In unserem Brustkorb befindet sich nicht nur eine muskuläre Pumpe, sondern ein ausgeklügeltes neuronales Netzwerk, das sogenannte intrakardiale Nervensystem (IcNS). Dieses scheint weitaus komplexer zu sein als bisher angenommen. Eine neue Studie zeigt, dass das Herz nicht nur eine Relaisstation für Signale aus dem Gehirn ist, sondern als lokales Kontrollzentrum fungiert, das in der Lage ist, Informationen zu verarbeiten und eigenständig rhythmische Muster zu erzeugen. Auf die in Nature Communications veröffentlichte Arbeit aufmerksam macht Study Finds:
Anhand von Zebrafischen, deren Herz bemerkenswerte Ähnlichkeiten zum menschlichen Herzen aufweist, untersuchten die Forscher des renommierten Karolinska-Instituts in Schweden und des Columbia University Irving Medical Center in den USA den sinoatrialen Plexus (SAP), die Schrittmacherregion des Herzens. Modernste Techniken wie die Einzelzell-RNA-Sequenzierung enthüllten den Autoren zufolge eine «unerwartet vielfältige Population von Neuronen». Die meisten (81%) seien cholinerge Neuronen, die Acetylcholin verwenden, während andere Neurotransmitter wie Glutamat, GABA, Serotonin und Katecholamine nutzen würden. Diese Vielfalt ermögliche eine fein abgestimmte, lokale Herzsteuerung.
Einige Neuronen weisen «schrittmacherähnliche» oder «rhythmogene» Eigenschaften auf. Das lässt darauf schließen, dass sie eine aktive Rolle bei der Aufrechterhaltung des Herzrhythmus spielen. Der leitende Autor Konstantinos Ampatzis erklärte:
«Wir waren überrascht zu sehen, wie komplex das Nervensystem im Herzen ist.»
In innovativen Experimenten wurden vier Neuronentypen mit unterschiedlichen Feuermustern entdeckt, die den Herzrhythmus direkt beeinflussen. Die Manipulation dieser Neuronen veränderte die Herzfrequenz und den Herzrhythmus, was bestätigt, dass das IcNS die Herzfunktion aktiv reguliert. Ampatzis:
«Dieses ‹kleine Gehirn› spielt eine Schlüsselrolle bei der Aufrechterhaltung und Kontrolle des Herzschlags.»

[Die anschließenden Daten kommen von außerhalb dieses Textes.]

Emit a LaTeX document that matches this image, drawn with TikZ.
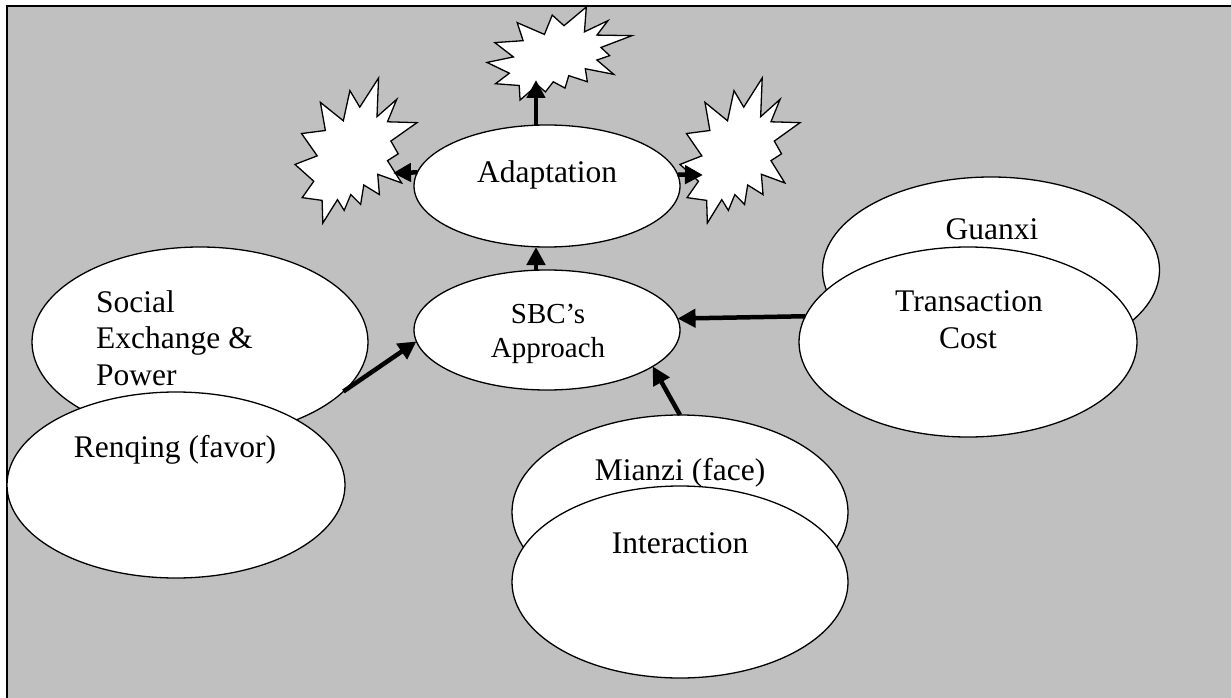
\documentclass[tikz,border=0pt]{standalone}
\usepackage{fontspec}
\setmainfont{Liberation Serif}
\usetikzlibrary{arrows.meta,shapes.geometric}
\definecolor{panel}{HTML}{C0C0C0}
\begin{document}
\begin{tikzpicture}[x=1pt,y=-1pt,
  oval/.style={ellipse, draw=black, line width=1.3pt, fill=white, inner sep=0pt, outer sep=0pt},
  lbl/.style={anchor=base, inner sep=0pt, font=\fontsize{31.5}{36}\selectfont},
  lblsmall/.style={anchor=base, inner sep=0pt, font=\fontsize{29}{33}\selectfont},
  arr/.style={line width=4.5pt, -{Triangle[length=18pt,width=18pt]}},
  % explosion outline in a unit box, y pointing down
  burst/.pic={
    \draw[line width=1.3pt, fill=white, miter limit=25]
      (0.531,0.201) -- (0.685,0) -- (0.672,0.267) -- (0.834,0.147) --
      (0.758,0.302) -- (1,0.308) -- (0.786,0.435) -- (0.846,0.523) --
      (0.758,0.570) -- (0.874,0.724) -- (0.678,0.664) -- (0.692,0.804) --
      (0.564,0.738) -- (0.538,0.872) -- (0.457,0.804) -- (0.403,0.913) --
      (0.348,0.839) -- (0.228,1) -- (0.222,0.844) -- (0.059,0.825) --
      (0.154,0.712) -- (0,0.596) -- (0.182,0.537) -- (0.054,0.383) --
      (0.249,0.362) -- (0.208,0.168) -- (0.396,0.295) -- (0.450,0.087) -- cycle;
  }
]
\useasboundingbox (0,0) rectangle (1231,698);

% grey panel with its top and left rule
\fill[panel] (7,6) rectangle (1231,698);
\draw[line width=1.5pt] (7,698) -- (7,6) -- (1231,6);

% left pair
\node[oval, minimum width=336pt, minimum height=190pt] (soc) at (200,342) {};
\node[lbl, anchor=base west] (soc1) at (96,312) {Social};
\node[lbl, anchor=base west] (soc2) at (96,348) {Exchange \&};
\node[lbl, anchor=base west] (soc3) at (96,385) {Power};
\node[oval, minimum width=338pt, minimum height=186pt] (ren) at (176,485) {};
\node[lbl] (rent) at (175,457) {Renqing (favor)};

% right pair
\node[oval, minimum width=337pt, minimum height=186pt] (gx) at (991,270) {};
\node[lbl] (gxt) at (992,239) {Guanxi};
\node[oval, minimum width=338pt, minimum height=190pt] (tc) at (968,342) {};
\node[lbl] (tc1) at (969,311) {Transaction};
\node[lbl] (tc2) at (968,348) {Cost};

% bottom pair
\node[oval, minimum width=336pt, minimum height=194pt] (mz) at (680,512) {};
\node[lbl] (mzt) at (680,480) {Mianzi (face)};
\node[oval, minimum width=336pt, minimum height=192pt] (ia) at (680,582) {};
\node[lbl] (iat) at (680,553) {Interaction};

% centre column
\node[oval, minimum width=266pt, minimum height=122pt] (ada) at (547,186) {};
\node[lbl] (adat) at (547,182) {Adaptation};
\node[oval, minimum width=266pt, minimum height=120pt] (sbc) at (547,330) {};
\node[lblsmall] (sbc1) at (548,323) {SBC’s};
\node[lblsmall] (sbc2) at (548,357) {Approach};

% bursts round Adaptation
\pic[xscale=145, yscale=93] at (487,7) {burst};
\pic[xscale=122, yscale=145] at (295,78) {burst};
\pic[xscale=120, yscale=145] at (680,78) {burst};

% arrow tips inside the bursts
\coordinate (topTip) at (536,80);
\coordinate (leftTip) at (393,173);
\coordinate (rightTip) at (703,175);

% connectors
\draw[arr] (topTip |- ada.north) -- (topTip);
\draw[arr] (ada.174) -- (leftTip);
\draw[arr] (ada.5) -- (rightTip);
\draw[arr] (topTip |- sbc.north) -- (topTip |- ada.south);
\draw[arr] (tc.171.6) -- (sbc.5.3);
\draw[arr] (soc.-19.3) -- (sbc.185.6);
\draw[arr] (mz.north) -- (sbc.-19);
\end{tikzpicture}
\end{document}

Diese Entdeckung könnte gemäß den Forschern als Grundlage für Behandlungen von Herzrhythmusstörungen dienen, die auf das IcNS abzielen.

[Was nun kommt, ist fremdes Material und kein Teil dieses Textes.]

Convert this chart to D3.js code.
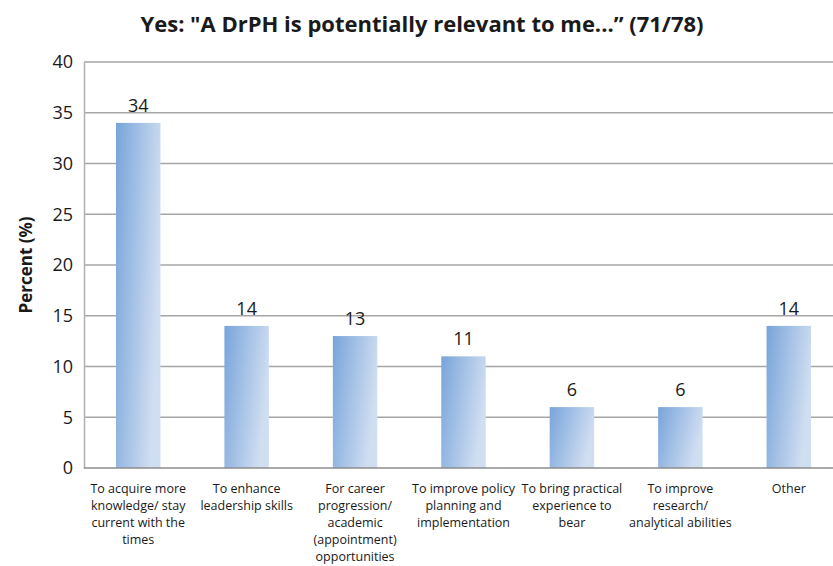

«Wir wollen neue therapeutische Ziele identifizieren, indem wir untersuchen, wie Störungen im neuronalen Netzwerk des Herzens zu verschiedenen Herzstörungen beitragen», erläutert Ampatzis.
Die Ergebnisse deuten darauf hin, dass die Organe möglicherweise mehr autonome Kontrolle ausüben als bisher angenommen, wobei das Gehirn die Gesamtkoordination übernimmt. Zukünftige Forschungen werden den Wissenschaftlern zufolge untersuchen, wie das neuronale Netzwerk des Herzens mit dem Gehirn bei Stress, Bewegung und Krankheit interagiert, was zu gezielten und wirksamen Behandlungen führen könnte. Study Finds schließt:
«Wie viele wissenschaftliche Durchbrüche erinnert uns auch diese Entdeckung daran, dass selbst gut untersuchte Organe wie das Herz noch Geheimnisse bergen, die darauf warten, entdeckt zu werden. Während die Forscher weiter daran arbeiten, das ‹kleine Gehirn› des Herzens zu kartieren und zu verstehen, müssen wir möglicherweise unser Verständnis davon, wie dieses lebenswichtige Organ seinen eleganten Rhythmus aufrechterhält, überdenken.»